Andrew Snowdon

Personal information
- Full name: Andrew Edward Snowdon
- Born: 26 September 1965 (age 60) Plymouth, Devon, England
- Batting: Left-handed
- Bowling: Right-arm medium
- Relations: Michael Snowdon (brother)

Domestic team information
- 1983–1986: Cornwall

Career statistics
| Competition | List A |
| Matches | 1 |
| Runs scored | 9 |
| Batting average | 9.00 |
| 100s/50s | –/– |
| Top score | 9 |
| Balls bowled | 72 |
| Wickets | 0 |
| Bowling average | – |
| 5 wickets in innings | – |
| 10 wickets in match | – |
| Best bowling | – |
| Catches/stumpings | –/– |
- Source: Cricinfo, 21 September 2023

= Andrew Snowdon =

English cricketer

Andrew Snowdon (born 26 September 1965) is an English cricketer. He is a left-handed batsman and right-arm medium-pace bowler who played for Cornwall. He was born in Plymouth.

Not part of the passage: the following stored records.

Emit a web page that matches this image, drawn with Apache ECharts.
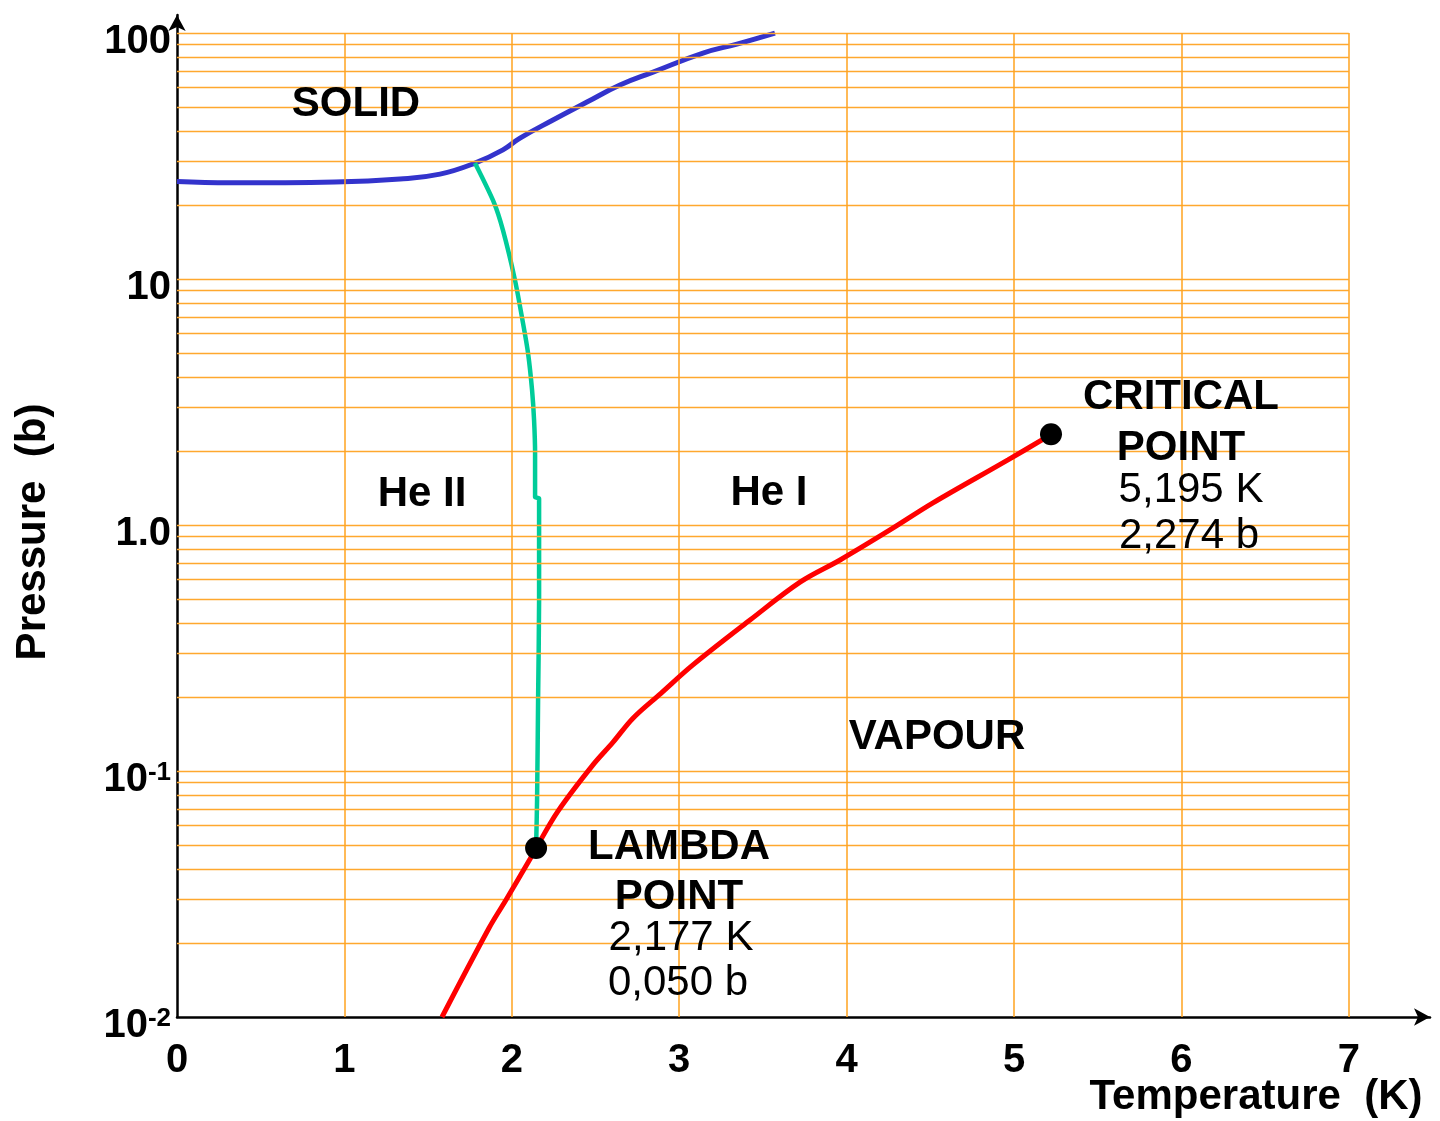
<!DOCTYPE html>
<html><head><meta charset="utf-8">
<script src="https://cdn.jsdelivr.net/npm/echarts@6/dist/echarts.min.js"></script>
<style>html,body{margin:0;padding:0;background:#fff}#c{width:1440px;height:1121px}</style>
</head><body><div id="c"></div>
<script>
// Melting curve (solid / liquid)
const meltT = [0, 0.317, 0.944, 1.332, 1.571, 1.780, 1.947, 2.049, 2.246, 2.449, 2.646, 2.844, 3.142, 3.345, 3.572];
const meltP = [24.9, 24.6, 24.8, 25.5, 26.7, 29.6, 33.5, 37.4, 44.3, 52.4, 61.5, 69.4, 82.9, 90.2, 100];
// Lambda line (He I / He II)
const lambdaT = [1.780, 1.894, 1.947, 2.019, 2.067, 2.097, 2.121, 2.133, 2.139, 2.139, 2.163, 2.163, 2.157, 2.151, 2.145];
const lambdaP = [29.6, 20.4, 15.8, 9.9, 6.62, 5.0, 3.54, 2.67, 1.96, 1.30, 1.28, 0.495, 0.194, 0.0762, 0.0486];
// Vapour pressure curve
const vapT = [1.583, 1.864, 1.965, 2.109, 2.145, 2.276, 2.479, 2.605, 2.724, 2.891, 3.082, 3.423, 3.722, 3.961, 4.259, 4.516, 4.964, 5.215];
const vapP = [0.01, 0.0230, 0.0299, 0.0439, 0.0486, 0.0687, 0.1047, 0.131, 0.164, 0.207, 0.270, 0.411, 0.586, 0.721, 0.955, 1.23, 1.84, 2.32];
// Special points: lambda point, critical point
const pointT = [2.145, 5.221];
const pointP = [0.0486, 2.34];
// Ticks
const xTickValues = [0, 1, 2, 3, 4, 5, 6, 7];
const yTickValues = [0.01, 0.1, 1, 10, 100];
const yTickLabels = ['10{s|-2}', '10{s|-1}', '1.0', '10', '100'];
const gridMantissas = [1, 2, 3, 4, 5, 6, 7, 8, 9];
const gridExponents = [-2, -1, 0, 1];

const FONT = "'Liberation Sans', Arial, sans-serif";
const zip = (a, b) => a.map((v, i) => [v, b[i]]);

const hMarks = [];
gridExponents.forEach(e => gridMantissas.forEach(m => {
  if (e === -2 && m === 1) return;
  const v = m * Math.pow(10, e);
  hMarks.push([{ coord: [0, v] }, { coord: [7, v] }]);
}));
hMarks.push([{ coord: [0, 100] }, { coord: [7, 100] }]);
const vMarks = xTickValues.filter(v => v > 0).map(v => [{ coord: [v, 0.01] }, { coord: [v, 100] }]);

const markCfg = (data, color, width) => ({
  silent: true, symbol: ['none', 'none'], animation: false,
  label: { show: false },
  emphasis: { disabled: true },
  lineStyle: { type: 'solid', color: color, width: width, opacity: 1 },
  data: data
});

const chart = echarts.init(document.getElementById('c'), null, { renderer: 'canvas' });
chart.setOption({
  backgroundColor: '#ffffff',
  animation: false,
  grid: { left: 177, right: 10, top: 15, bottom: 104 },
  xAxis: {
    type: 'value', min: 0, max: 7.485,
    axisLine: { onZero: false, lineStyle: { color: '#000', width: 2.5 }, symbol: ['none', 'arrow'], symbolSize: [13, 16] },
    axisTick: { show: false },
    splitLine: { show: false },
    minorTick: { show: false },
    minorSplitLine: { show: false },
    axisLabel: {
      margin: 24, color: '#000', fontFamily: FONT, fontWeight: 'bold', fontSize: 40,
      formatter: v => xTickValues.includes(v) ? String(v) : ''
    }
  },
  yAxis: {
    type: 'log', logBase: 10, min: 0.01, max: 118.4,
    axisLine: { onZero: false, lineStyle: { color: '#000', width: 2.5 }, symbol: ['none', 'arrow'], symbolSize: [13, 16] },
    axisTick: { show: false },
    splitLine: { show: false },
    minorTick: { show: false },
    minorSplitLine: { show: false },
    axisLabel: {
      margin: 6, color: '#000', fontFamily: FONT, fontWeight: 'bold', fontSize: 40,
      padding: [18, 0, 0, 0],
      formatter: v => {
        const lg = Math.log10(v);
        const e = Math.round(lg);
        if (Math.abs(lg - e) > 1e-6) return '';
        const i = yTickValues.findIndex(t => Math.abs(Math.log10(t) - e) < 1e-6);
        return i >= 0 ? yTickLabels[i] : '';
      },
      rich: {
        s: { fontSize: 26, fontWeight: 'bold', fontFamily: FONT, color: '#000', verticalAlign: 'top', lineHeight: 26 }
      }
    }
  },
  series: [
    {
      type: 'line', name: 'hgrid', data: [[0, 0.01]], showSymbol: false, silent: true, z: 1,
      lineStyle: { width: 0 },
      markLine: markCfg(hMarks, '#FFA82E', 1.4)
    },
    {
      type: 'line', name: 'vgrid', data: [[0, 0.01]], showSymbol: false, silent: true, z: 1,
      lineStyle: { width: 0 },
      markLine: markCfg(vMarks, '#FFA31F', 1.5)
    },
    {
      type: 'line', name: 'lambda', data: zip(lambdaT, lambdaP), showSymbol: false, smooth: 0.25, z: 4,
      lineStyle: { color: '#00CC99', width: 4.5 }
    },
    {
      type: 'line', name: 'melting', data: zip(meltT, meltP), showSymbol: false, smooth: 0.45, z: 3,
      lineStyle: { color: '#3333CC', width: 5 }
    },
    {
      type: 'line', name: 'vapour', data: zip(vapT, vapP), showSymbol: false, smooth: 0.35, z: 5,
      lineStyle: { color: '#FF0000', width: 5 }
    },
    {
      type: 'scatter', data: zip(pointT, pointP), symbol: 'circle', symbolSize: 22, z: 6,
      itemStyle: { color: '#000', opacity: 1 }
    }
  ],
  graphic: [
    { type: 'text', x: 356, y: 104, z: 10, style: { text: 'SOLID', font: `bold 42px ${FONT}`, fill: '#000', align: 'center', verticalAlign: 'middle' } },
    { type: 'text', x: 422, y: 494, z: 10, style: { text: 'He II', font: `bold 42px ${FONT}`, fill: '#000', align: 'center', verticalAlign: 'middle' } },
    { type: 'text', x: 769, y: 493, z: 10, style: { text: 'He I', font: `bold 42px ${FONT}`, fill: '#000', align: 'center', verticalAlign: 'middle' } },
    { type: 'text', x: 937, y: 737, z: 10, style: { text: 'VAPOUR', font: `bold 42px ${FONT}`, fill: '#000', align: 'center', verticalAlign: 'middle' } },
    { type: 'text', x: 1181, y: 397, z: 10, style: { text: 'CRITICAL', font: `bold 42px ${FONT}`, fill: '#000', align: 'center', verticalAlign: 'middle' } },
    { type: 'text', x: 1181, y: 448, z: 10, style: { text: 'POINT', font: `bold 42px ${FONT}`, fill: '#000', align: 'center', verticalAlign: 'middle' } },
    { type: 'text', x: 1191, y: 490, z: 10, style: { text: '5,195 K', font: `42px ${FONT}`, fill: '#000', align: 'center', verticalAlign: 'middle' } },
    { type: 'text', x: 1189, y: 536, z: 10, style: { text: '2,274 b', font: `42px ${FONT}`, fill: '#000', align: 'center', verticalAlign: 'middle' } },
    { type: 'text', x: 679, y: 847, z: 10, style: { text: 'LAMBDA', font: `bold 42px ${FONT}`, fill: '#000', align: 'center', verticalAlign: 'middle' } },
    { type: 'text', x: 679, y: 897, z: 10, style: { text: 'POINT', font: `bold 42px ${FONT}`, fill: '#000', align: 'center', verticalAlign: 'middle' } },
    { type: 'text', x: 681, y: 938, z: 10, style: { text: '2,177 K', font: `42px ${FONT}`, fill: '#000', align: 'center', verticalAlign: 'middle' } },
    { type: 'text', x: 678, y: 983, z: 10, style: { text: '0,050 b', font: `42px ${FONT}`, fill: '#000', align: 'center', verticalAlign: 'middle' } },
    { type: 'text', x: 1256, y: 1097, z: 10, style: { text: 'Temperature  (K)', font: `bold 42px ${FONT}`, fill: '#000', align: 'center', verticalAlign: 'middle' } },
    { type: 'text', x: 33, y: 532, rotation: Math.PI / 2, z: 10, style: { text: 'Pressure  (b)', font: `bold 42px ${FONT}`, fill: '#000', align: 'center', verticalAlign: 'middle' } }
  ]
});
</script>
</body></html>
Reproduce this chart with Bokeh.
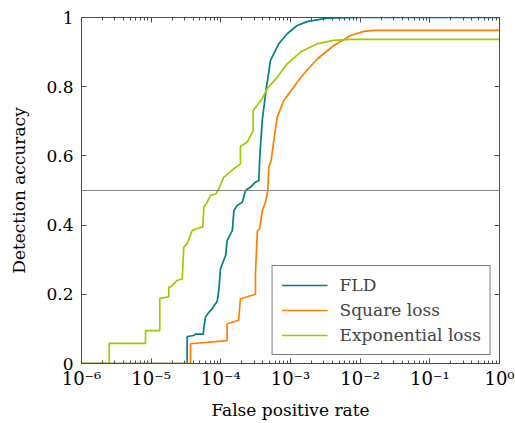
from bokeh.plotting import figure
from bokeh.models import (LogAxis, LinearAxis, FixedTicker, Span, Legend, LegendItem,
                          Range1d)
from bokeh.embed import file_html
from bokeh.resources import INLINE

# ---- data ----
fld_x = [1e-6, 3.29e-5, 3.29e-5, 4.09e-5, 4.3e-5, 5.6e-5, 5.7e-5, 6.03e-5, 6.72e-5, 7.5e-5,
         8.87e-5, 9.35e-5, 9.89e-5, 1.17e-4, 1.23e-4, 1.46e-4, 1.54e-4, 1.72e-4, 2.03e-4,
         2.26e-4, 2.67e-4, 3.14e-4, 3.51e-4, 3.62e-4, 3.93e-4, 4.52e-4, 4.72e-4, 5.16e-4,
         6.09e-4, 6.79e-4, 8.96e-4, 1.25e-3, 1.73e-3, 3.36e-3, 1e-2, 1.0]
fld_y = [0, 0, 0.078, 0.081, 0.085, 0.085, 0.105, 0.134, 0.148, 0.158,
         0.18, 0.211, 0.274, 0.312, 0.355, 0.384, 0.442, 0.457, 0.466,
         0.5, 0.51, 0.524, 0.529, 0.596, 0.702, 0.8, 0.823, 0.876,
         0.905, 0.924, 0.953, 0.977, 0.988, 0.998, 1.0, 1.0]

sq_x = [1e-6, 3.67e-5, 3.67e-5, 1.23e-4, 1.23e-4, 1.8e-4, 1.91e-4, 3.14e-4, 3.14e-4, 3.35e-4,
        3.6e-4, 3.93e-4, 4.38e-4, 4.72e-4, 4.88e-4, 5.28e-4, 5.76e-4, 6.44e-4, 8.0e-4,
        9.5e-4, 1.39e-3, 2.41e-3, 4.19e-3, 7.26e-3, 1.13e-2, 1.57e-2, 1.0]
sq_y = [0, 0, 0.057, 0.066, 0.115, 0.125, 0.187, 0.2, 0.26, 0.384,
        0.389, 0.442, 0.466, 0.5, 0.567, 0.587, 0.645, 0.712, 0.76,
        0.78, 0.826, 0.88, 0.919, 0.948, 0.96, 0.963, 0.963]

exp_x = [1e-6, 2.5e-6, 2.5e-6, 8.3e-6, 8.3e-6, 1.33e-5, 1.33e-5, 1.79e-5, 1.79e-5, 2.0e-5,
         2.36e-5, 2.79e-5, 2.94e-5, 3.29e-5, 3.88e-5, 4.57e-5, 5.5e-5, 5.7e-5, 6.2e-5,
         7.1e-5, 8.5e-5, 9.35e-5, 1.05e-4, 1.1e-4, 1.54e-4, 1.91e-4, 1.91e-4, 2.39e-4,
         2.91e-4, 2.91e-4, 3.92e-4, 4.62e-4, 6.44e-4, 8.96e-4, 1.39e-3, 2.41e-3, 4.19e-3,
         7.3e-3, 1.0]
exp_y = [0, 0, 0.058, 0.058, 0.095, 0.095, 0.188, 0.193, 0.22, 0.225,
         0.24, 0.245, 0.336, 0.347, 0.384, 0.39, 0.395, 0.452, 0.462,
         0.486, 0.49, 0.505, 0.529, 0.538, 0.563, 0.577, 0.627, 0.64,
         0.673, 0.731, 0.765, 0.794, 0.827, 0.866, 0.90, 0.924, 0.934,
         0.937, 0.937]

series_names = ["FLD", "Square loss", "Exponential loss"]
series_colors = ["#008080", "#ff8000", "#9acd00"]

x_ticks = [1e-6, 1e-5, 1e-4, 1e-3, 1e-2, 1e-1, 1.0]
x_tick_labels = ["10⁻⁶", "10⁻⁵", "10⁻⁴", "10⁻³", "10⁻²", "10⁻¹", "10⁰"]
y_ticks = [0, 0.2, 0.4, 0.6, 0.8, 1]
y_tick_labels = ["0", "0.2", "0.4", "0.6", "0.8", "1"]
threshold = 0.5

FONT = "DejaVu Serif"
AXIS_COLOR = "#4d4d4d"

minor = [k * 10.0 ** e for e in range(-6, 0) for k in range(2, 10)]

p = figure(width=515, height=423, x_axis_type="log",
           x_range=Range1d(1e-6, 1.0), y_range=Range1d(0, 1),
           output_backend="svg", toolbar_location=None,
           min_border_left=81, min_border_top=17, min_border_right=16, min_border_bottom=60)
p.grid.visible = False
p.outline_line_color = AXIS_COLOR

xa = p.xaxis[0]
xa.ticker = FixedTicker(ticks=x_ticks, minor_ticks=minor)
xa.major_label_overrides = {t: l for t, l in zip(x_ticks, x_tick_labels)}
xa.axis_label = "False positive rate"

ya = p.yaxis[0]
ya.ticker = FixedTicker(ticks=y_ticks)
ya.major_label_overrides = {t: l for t, l in zip(y_ticks, y_tick_labels)}
ya.axis_label = "Detection accuracy"

for ax in (xa, ya):
    ax.axis_line_color = AXIS_COLOR
    ax.major_tick_line_color = AXIS_COLOR
    ax.minor_tick_line_color = AXIS_COLOR
    ax.major_tick_in = 5
    ax.major_tick_out = 0
    ax.minor_tick_in = 3
    ax.minor_tick_out = 0
    ax.major_label_text_font = FONT
    ax.major_label_text_font_size = "17px"
    ax.major_label_text_color = "black"
    ax.axis_label_text_font = FONT
    ax.axis_label_text_font_size = "17px"
    ax.axis_label_text_font_style = "normal"
    ax.axis_label_text_color = "black"
xa.major_label_text_font_size = "18px"
xa.major_label_standoff = 4
ya.major_label_standoff = 8
xa.axis_label_standoff = 8
ya.axis_label_standoff = 14

# mirror axes (tick marks only)
top = LogAxis(ticker=FixedTicker(ticks=x_ticks, minor_ticks=minor),
              major_label_text_alpha=0, major_label_text_font_size="2px",
              major_label_standoff=0,
              major_tick_in=5, major_tick_out=0,
              minor_tick_in=3, minor_tick_out=0, axis_line_color=AXIS_COLOR,
              major_tick_line_color=AXIS_COLOR, minor_tick_line_color=AXIS_COLOR)
p.add_layout(top, "above")
right = LinearAxis(ticker=FixedTicker(ticks=y_ticks),
                   major_label_text_alpha=0, major_label_text_font_size="2px",
                   major_label_standoff=0,
                   major_tick_in=5, major_tick_out=0,
                   minor_tick_in=0, minor_tick_out=0, axis_line_color=AXIS_COLOR,
                   major_tick_line_color=AXIS_COLOR)
p.add_layout(right, "right")

p.add_layout(Span(location=threshold, dimension="width", line_color="#888888", line_width=1))

items = []
for xs, ys, name, col in zip([fld_x, sq_x, exp_x], [fld_y, sq_y, exp_y], series_names, series_colors):
    r = p.line(xs, ys, line_color=col, line_width=1.7)
    items.append(LegendItem(label=name, renderers=[r]))

legend = Legend(items=items, location="bottom_right")
legend.border_line_color = "black"
legend.border_line_width = 1
legend.label_text_font = FONT
legend.label_text_font_size = "17px"
legend.glyph_width = 46
legend.label_standoff = 12
legend.padding = 9
legend.spacing = 5
legend.margin = 8
p.add_layout(legend)

open("out.html", "w").write(file_html(p, INLINE))
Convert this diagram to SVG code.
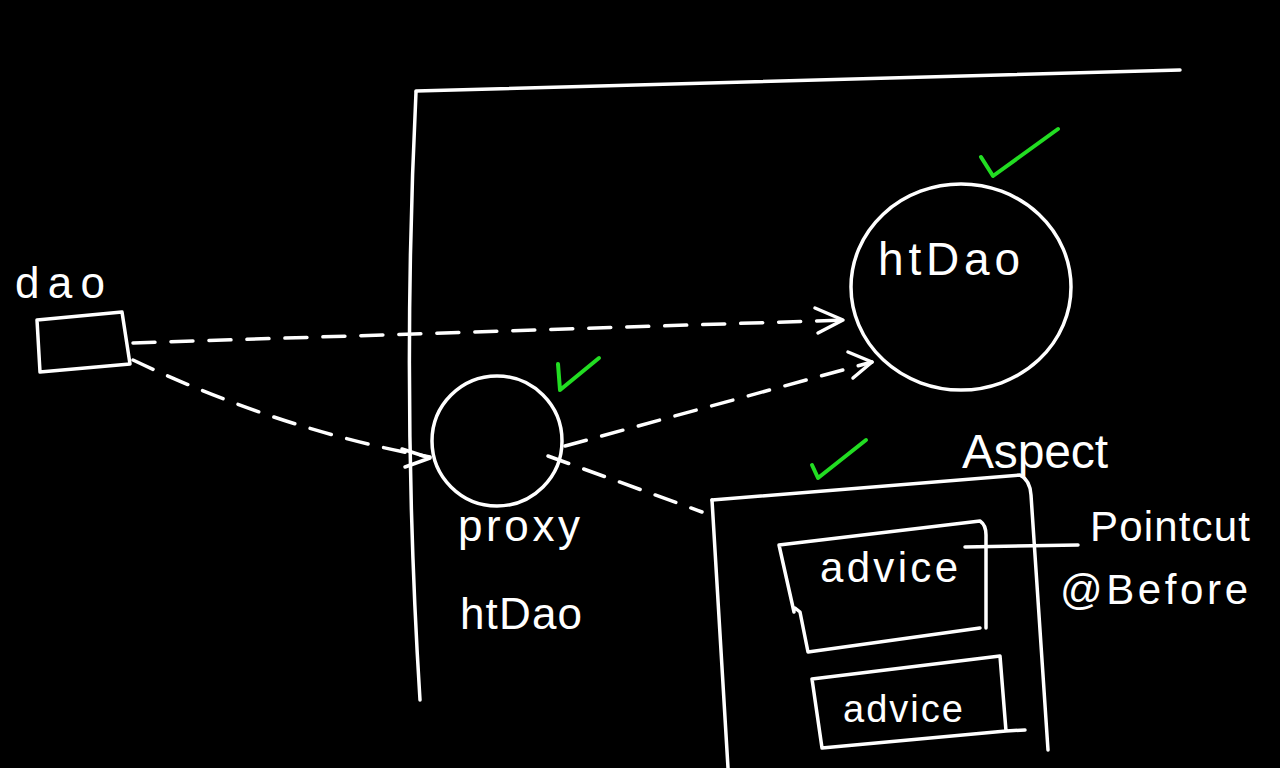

Having represented the team in the Minor Counties Championship between 1983 and 1986, Snowdon made a single List A appearance for the side, in his final year at the club, against Derbyshire. From the middle order, he scored 9 runs. He bowled 12 overs during the match, taking figures of 0-97.

His brother, Michael Snowdon, made a single List A appearance for Cornwall during the 1975 season.